6. Hon’ble Supreme Court has also validated the decision of Shambu Investment Pvt. Ltd. Vs. CIT (2003) 263 ITR 143 (SC) and CIT Vs. Kanak Investment Pvt. Ltd. [1974] 95 ITR 419 (Calcutta) and also Karani Properties Limited Vs. CIT (1971) 82 ITR 547 (SC). Further, Hon’ble Supreme Court has also affirmed the decision of Sultan Bros. (P) Ltd. Vs. CIT, (1964) 5 SCR 807. They have further distinguished the case law of Chennai Properties & Investments Ltd 373 ITR 673 (SC) and Rayala Corporation (P) Ltd. For this Hon’ble Supreme Court relied on the Karanpura Development Co. Ltd. Vs.
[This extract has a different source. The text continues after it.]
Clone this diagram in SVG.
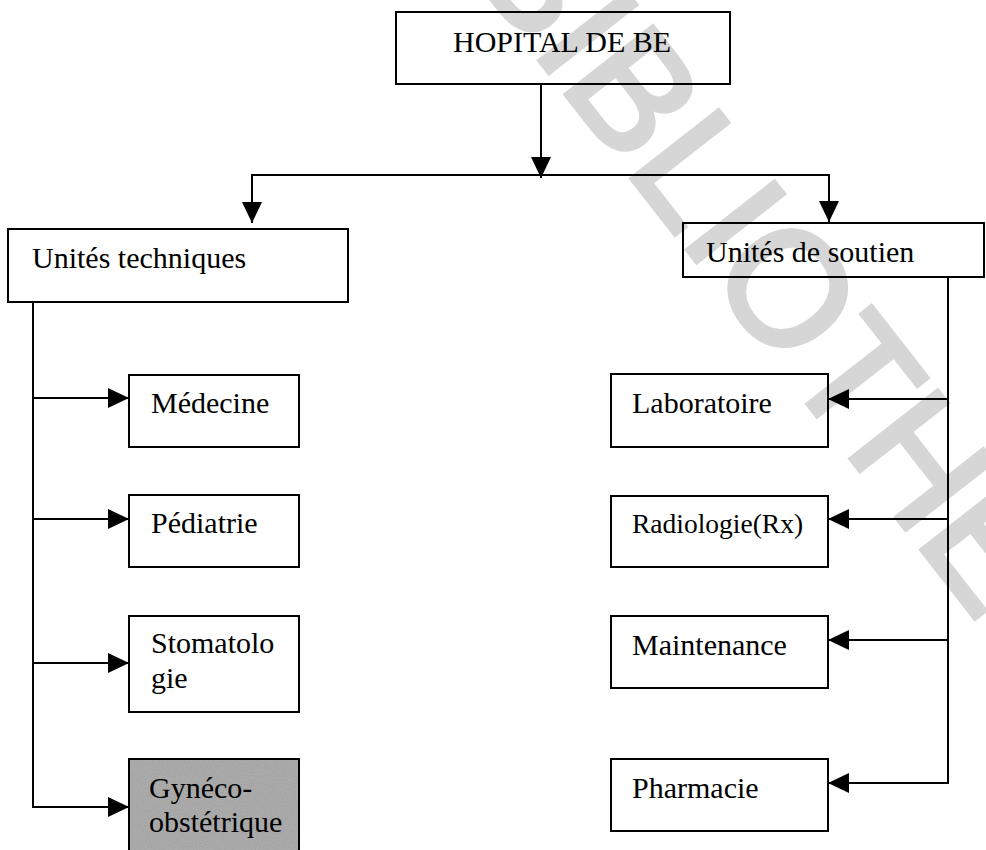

CIT, (1962) 44 ITR 362 and the judgment of Hon’ble Supreme Court in the case of East India Housing and Land Development Trust Ltd. v. CIT, (1961) 42 ITR 49 was distinguished.

7. In the given facts and circumstances and the decision of Hon’ble Supreme Court in the case of Raj Dadarkar & Associates (supra), respectfully following the same, we allow the claim of the assessee and direct the AO to assessee the rental income situated at MBC Tower TTK road, Chennai as income from house property, and consequential deductions in respect to interest on borrowed capital, building insurance, Municipal Tax and repair maintenance charges is to be allowed. The AO is directed accordingly.

8. As regards to the another common issue of assessee’s appeal in respect to dis allowance under section 14A read with Rule 8D of Income Tax Rules (hereinafter, the Rules) in respect to the expense dis allowance by AO and confirmed by CIT(A) which are relatable to exempted income. At the outset, the learned Counsel for the assessee stated that due to smallness of dis allowance, he has not pressing the ground relating to the issue in respecting to all the three years, hence, the same is dismissed. This decision will not be applied as a precedent for other years in case the assessee challenges the same. This common issue of the assessee’s appeals is dismissed as not pressed.

9. In the result, all the appeals of assessee are partly allowed.

Order pronounced in the open court on 31-05-2017.